::: Given information :::

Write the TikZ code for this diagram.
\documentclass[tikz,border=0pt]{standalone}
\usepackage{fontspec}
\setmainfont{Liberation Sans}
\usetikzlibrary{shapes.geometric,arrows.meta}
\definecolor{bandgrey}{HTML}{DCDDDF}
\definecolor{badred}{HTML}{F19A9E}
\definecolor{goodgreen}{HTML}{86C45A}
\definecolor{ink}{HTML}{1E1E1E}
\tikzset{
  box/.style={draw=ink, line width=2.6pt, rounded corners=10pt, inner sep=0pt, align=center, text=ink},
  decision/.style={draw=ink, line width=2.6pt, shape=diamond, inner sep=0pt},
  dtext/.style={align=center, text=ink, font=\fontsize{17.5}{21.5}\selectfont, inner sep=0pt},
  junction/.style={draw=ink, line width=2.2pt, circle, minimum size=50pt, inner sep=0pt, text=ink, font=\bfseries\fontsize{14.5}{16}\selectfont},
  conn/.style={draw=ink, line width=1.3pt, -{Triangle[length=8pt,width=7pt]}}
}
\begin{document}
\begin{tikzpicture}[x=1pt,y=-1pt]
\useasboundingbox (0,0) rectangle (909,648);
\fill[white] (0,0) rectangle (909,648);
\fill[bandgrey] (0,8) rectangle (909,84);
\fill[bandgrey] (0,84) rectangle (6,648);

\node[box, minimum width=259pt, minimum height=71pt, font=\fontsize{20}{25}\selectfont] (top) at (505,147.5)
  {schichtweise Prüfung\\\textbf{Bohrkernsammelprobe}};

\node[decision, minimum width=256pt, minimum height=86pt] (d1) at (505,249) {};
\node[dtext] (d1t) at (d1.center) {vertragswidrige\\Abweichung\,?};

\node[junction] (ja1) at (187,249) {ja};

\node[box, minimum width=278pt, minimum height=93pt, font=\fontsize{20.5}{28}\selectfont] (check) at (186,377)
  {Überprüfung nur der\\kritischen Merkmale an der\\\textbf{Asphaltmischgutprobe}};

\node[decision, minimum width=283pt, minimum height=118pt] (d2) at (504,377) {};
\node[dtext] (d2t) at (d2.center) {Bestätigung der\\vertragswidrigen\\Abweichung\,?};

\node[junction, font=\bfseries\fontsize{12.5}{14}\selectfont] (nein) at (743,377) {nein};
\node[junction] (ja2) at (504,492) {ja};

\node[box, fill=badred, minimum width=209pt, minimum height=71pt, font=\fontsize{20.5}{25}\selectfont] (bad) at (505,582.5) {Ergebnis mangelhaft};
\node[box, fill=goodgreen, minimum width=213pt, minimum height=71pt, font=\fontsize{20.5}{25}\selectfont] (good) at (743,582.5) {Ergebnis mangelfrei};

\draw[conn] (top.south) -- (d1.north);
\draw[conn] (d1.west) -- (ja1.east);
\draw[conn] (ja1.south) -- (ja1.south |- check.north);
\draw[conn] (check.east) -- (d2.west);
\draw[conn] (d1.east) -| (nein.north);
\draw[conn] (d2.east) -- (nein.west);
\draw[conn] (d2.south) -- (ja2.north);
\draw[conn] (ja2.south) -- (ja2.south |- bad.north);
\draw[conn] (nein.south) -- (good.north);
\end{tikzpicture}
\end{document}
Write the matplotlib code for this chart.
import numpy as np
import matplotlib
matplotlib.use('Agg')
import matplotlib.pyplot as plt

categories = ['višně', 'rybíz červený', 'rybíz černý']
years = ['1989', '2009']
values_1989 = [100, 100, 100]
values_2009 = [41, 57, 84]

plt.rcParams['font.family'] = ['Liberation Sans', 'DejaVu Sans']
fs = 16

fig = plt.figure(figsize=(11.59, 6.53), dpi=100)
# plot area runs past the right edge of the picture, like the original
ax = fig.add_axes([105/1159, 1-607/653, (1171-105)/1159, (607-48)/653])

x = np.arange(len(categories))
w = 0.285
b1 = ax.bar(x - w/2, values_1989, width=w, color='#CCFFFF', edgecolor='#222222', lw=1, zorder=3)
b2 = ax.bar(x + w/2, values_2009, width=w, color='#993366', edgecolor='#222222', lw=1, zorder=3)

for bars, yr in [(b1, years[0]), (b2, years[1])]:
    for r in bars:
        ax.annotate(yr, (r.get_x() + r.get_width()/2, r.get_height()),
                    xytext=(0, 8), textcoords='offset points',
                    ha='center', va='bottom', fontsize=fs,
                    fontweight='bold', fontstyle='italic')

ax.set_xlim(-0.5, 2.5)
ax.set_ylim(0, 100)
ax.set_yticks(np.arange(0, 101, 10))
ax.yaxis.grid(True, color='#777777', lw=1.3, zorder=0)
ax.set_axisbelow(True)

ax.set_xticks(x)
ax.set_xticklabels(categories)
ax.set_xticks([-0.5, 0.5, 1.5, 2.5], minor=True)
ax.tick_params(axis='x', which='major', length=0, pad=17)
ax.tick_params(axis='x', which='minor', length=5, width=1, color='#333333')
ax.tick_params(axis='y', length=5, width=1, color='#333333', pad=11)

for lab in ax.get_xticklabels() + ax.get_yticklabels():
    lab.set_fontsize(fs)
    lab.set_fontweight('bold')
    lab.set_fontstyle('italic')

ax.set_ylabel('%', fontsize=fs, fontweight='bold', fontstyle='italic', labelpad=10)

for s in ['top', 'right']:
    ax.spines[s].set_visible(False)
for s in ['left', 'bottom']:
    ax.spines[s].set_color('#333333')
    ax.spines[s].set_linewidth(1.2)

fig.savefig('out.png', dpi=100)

:::

Retype exactly, and only, the lines from the one containing "Write the matplotlib code for this chart." through the one containing "b2 = ax.bar(x", both included.

Output for this task ->
Write the matplotlib code for this chart.
import numpy as np
import matplotlib
matplotlib.use('Agg')
import matplotlib.pyplot as plt

categories = ['višně', 'rybíz červený', 'rybíz černý']
years = ['1989', '2009']
values_1989 = [100, 100, 100]
values_2009 = [41, 57, 84]

plt.rcParams['font.family'] = ['Liberation Sans', 'DejaVu Sans']
fs = 16

fig = plt.figure(figsize=(11.59, 6.53), dpi=100)
# plot area runs past the right edge of the picture, like the original
ax = fig.add_axes([105/1159, 1-607/653, (1171-105)/1159, (607-48)/653])

x = np.arange(len(categories))
w = 0.285
b1 = ax.bar(x - w/2, values_1989, width=w, color='#CCFFFF', edgecolor='#222222', lw=1, zorder=3)
b2 = ax.bar(x + w/2, values_2009, width=w, color='#993366', edgecolor='#222222', lw=1, zorder=3)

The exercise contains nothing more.